SARAJEVO (Reuters) – Bosnian Serb leader Milorad Dodik, who advocates the secession of the Serb-dominated region from Bosnia, announced on Thursday that the Serb Republic leadership will soon take measures aimed at unravelling key institutions of the Bosnian state.
Dodik, who currently serves as the Serb member of Bosnia’s tripartite inter-ethnic presidency, has long complained about state institutions such as the judiciary and prosecutors, saying they were established based on decisions by international peace envoys and were not enshrined in the constitution.
Under the Dayton peace accords that ended its devastating war in the 1990s, Bosnia was split into two autonomous regions – the Serb Republic and the Federation dominated by Croats and Bosniaks, linked by a weak central government.
The country’s constitution is part of the peace deal.
But since the Balkan country was not functional after the war, representatives from the international community imposed rulings creating institutions upon which formation the three rival ethnic groups could not agree.

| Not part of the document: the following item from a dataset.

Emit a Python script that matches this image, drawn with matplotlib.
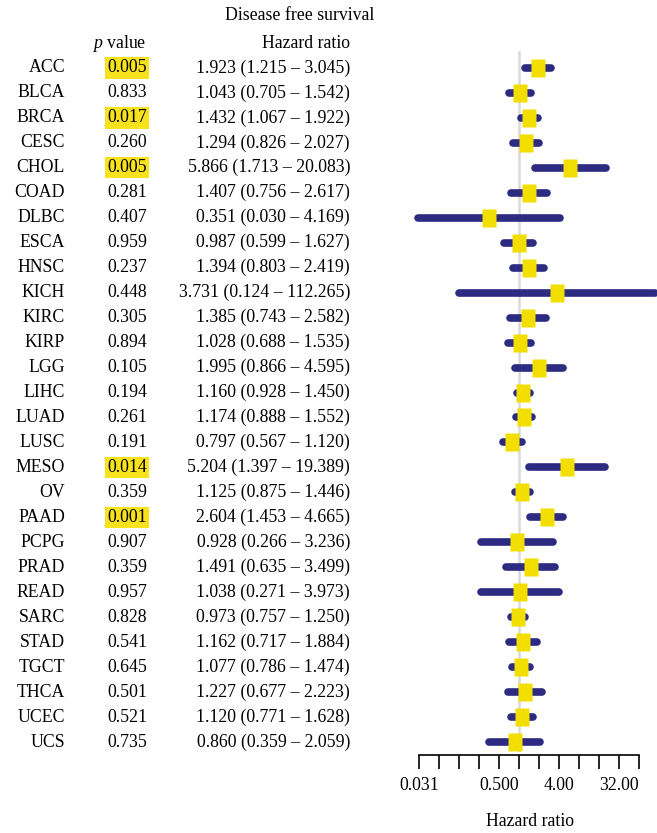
import numpy as np
import matplotlib
matplotlib.use("Agg")
import matplotlib.pyplot as plt
import matplotlib.transforms as mtransforms
from matplotlib.ticker import FixedLocator, FixedFormatter, NullLocator

plt.rcParams['font.family'] = ['Liberation Serif', 'DejaVu Serif']
plt.rcParams['mathtext.fontset'] = 'custom'
plt.rcParams['mathtext.rm'] = 'Liberation Serif'
plt.rcParams['mathtext.it'] = 'Liberation Serif:italic'

# data
cancers = ["ACC", "BLCA", "BRCA", "CESC", "CHOL", "COAD", "DLBC", "ESCA", "HNSC",
           "KICH", "KIRC", "KIRP", "LGG", "LIHC", "LUAD", "LUSC", "MESO", "OV",
           "PAAD", "PCPG", "PRAD", "READ", "SARC", "STAD", "TGCT", "THCA", "UCEC", "UCS"]
p_values = [0.005, 0.833, 0.017, 0.260, 0.005, 0.281, 0.407, 0.959, 0.237, 0.448,
            0.305, 0.894, 0.105, 0.194, 0.261, 0.191, 0.014, 0.359, 0.001, 0.907,
            0.359, 0.957, 0.828, 0.541, 0.645, 0.501, 0.521, 0.735]
hr = [1.923, 1.043, 1.432, 1.294, 5.866, 1.407, 0.351, 0.987, 1.394, 3.731,
      1.385, 1.028, 1.995, 1.160, 1.174, 0.797, 5.204, 1.125, 2.604, 0.928,
      1.491, 1.038, 0.973, 1.162, 1.077, 1.227, 1.120, 0.860]
hr_low = [1.215, 0.705, 1.067, 0.826, 1.713, 0.756, 0.030, 0.599, 0.803, 0.124,
          0.743, 0.688, 0.866, 0.928, 0.888, 0.567, 1.397, 0.875, 1.453, 0.266,
          0.635, 0.271, 0.757, 0.717, 0.786, 0.677, 0.771, 0.359]
hr_high = [3.045, 1.542, 1.922, 2.027, 20.083, 2.617, 4.169, 1.627, 2.419, 112.265,
           2.582, 1.535, 4.595, 1.450, 1.552, 1.120, 19.389, 1.446, 4.665, 3.236,
           3.499, 3.973, 1.250, 1.884, 1.474, 2.223, 1.628, 2.059]
tick_vals = [2.0 ** k for k in range(-5, 7)]
tick_text = {-5: "0.031", -1: "0.500", 2: "4.00", 5: "32.00"}

navy = "#2d2a82"
yellow = "#f2df00"
hl = "#f7e21b"
fs = 12.8

W, H = 657, 833
fig = plt.figure(figsize=(W / 100, H / 100), dpi=100)
ax = fig.add_axes([419 / W, 1 - 755 / H, 220 / W, (755 - 40) / H])
ax.set_xscale("log", base=2)
ax.set_xlim(2 ** -5, 2 ** 6)
ax.set_ylim(27.52, -1.12)

rows = np.arange(len(cancers))

# reference line at HR = 1
ax.plot([1, 1], [-0.65, 27.3], color="#d9d9d9", lw=1.8, zorder=1)

for i in rows:
    ax.plot([hr_low[i], hr_high[i]], [i, i], color=navy, lw=5.5,
            solid_capstyle="round", clip_on=False, zorder=2)

rect = [(-0.38, -0.5), (0.38, -0.5), (0.38, 0.5), (-0.38, 0.5), (-0.38, -0.5)]
ax.plot(hr, rows, ls="none", marker=rect, ms=12.5, mfc=yellow, mec="none",
        clip_on=False, zorder=3)

for s in ["top", "right", "left"]:
    ax.spines[s].set_visible(False)
ax.spines["bottom"].set_linewidth(1.2)
ax.yaxis.set_major_locator(NullLocator())
ax.xaxis.set_major_locator(FixedLocator(tick_vals))
ax.xaxis.set_minor_locator(NullLocator())
ax.xaxis.set_major_formatter(FixedFormatter(
    [tick_text.get(k, "") for k in range(-5, 7)]))
ax.tick_params(axis="x", direction="out", length=10, width=1.2, labelsize=fs, pad=6)

# table text, x in figure pixels, y in rows
tr = mtransforms.blended_transform_factory(fig.transFigure, ax.transData)
for i in rows:
    ax.text(65 / W, i, cancers[i], transform=tr, ha="right", va="center", fontsize=fs)
    box = None
    if p_values[i] < 0.05:
        box = dict(boxstyle="square,pad=0.12", fc=hl, ec="none")
    ax.text(147 / W, i, "%.3f" % p_values[i], transform=tr, ha="right",
            va="center", fontsize=fs, bbox=box)
    ax.text(350 / W, i, "%.3f (%.3f \u2013 %.3f)" % (hr[i], hr_low[i], hr_high[i]),
            transform=tr, ha="right", va="center", fontsize=fs)

fig.text(300 / W, 1 - 15 / H, "Disease free survival", ha="center", va="center", fontsize=fs)
fig.text(146 / W, 1 - 44 / H, "$p$ value", ha="right", va="center", fontsize=fs)
fig.text(350 / W, 1 - 44 / H, "Hazard ratio", ha="right", va="center", fontsize=fs)
fig.text(530 / W, 1 - 821 / H, "Hazard ratio", ha="center", va="center", fontsize=fs)

fig.savefig("out.png", dpi=100)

“I proclaim the end of this,” Dodik said at a news conference after meeting ambassadors from the European Union countries in Bosnia, adding that about 130 laws imposed by peace envoys will be annulled and authorities given back to the regional parliament.
He said last week that the Serb Republic would pull out of Bosnia’s armed forces, top judiciary body and tax administration, the three institutions representing key pillars of the state security, rule of law and the fiscal system.
Among the institutions he plans to unravel are also the State Investigation and Protection Agency), the Intelligence-Security Agency, state court and prosecution, as well as the constitutional court – in reality all institutions that enable the state functioning.
Dodik said he was not going for the secession of the Serb Republic but for its full autonomy within Bosnia, which would not affect the country’s territorial integrity.
“There is no war, there will be no war and there is no possibility for the war,” he said, adding the Serb leadership did not plan to take any military measures.
However Dodik, a staunch supporter of Russia, has earlier said that unidentified “friends” had promised help to the Serb Republic in case of “Western military intervention” against the region.
Also on Thursday, the Peace Implementation Council, the body grouping representatives of the countries and international organisations overseeing Bosnia’s peace, called on all Bosnian leaders to reject and cease “destabilising and divisive rhetoric”, including threats of secession.
“Attempting to undo 26 years of hard-won progress and peace is the opposite of what all political leaders have committed to and where Bosnia-Herzegovina needs to go,” the ambassadors said in a statement, with which Russia disagreed.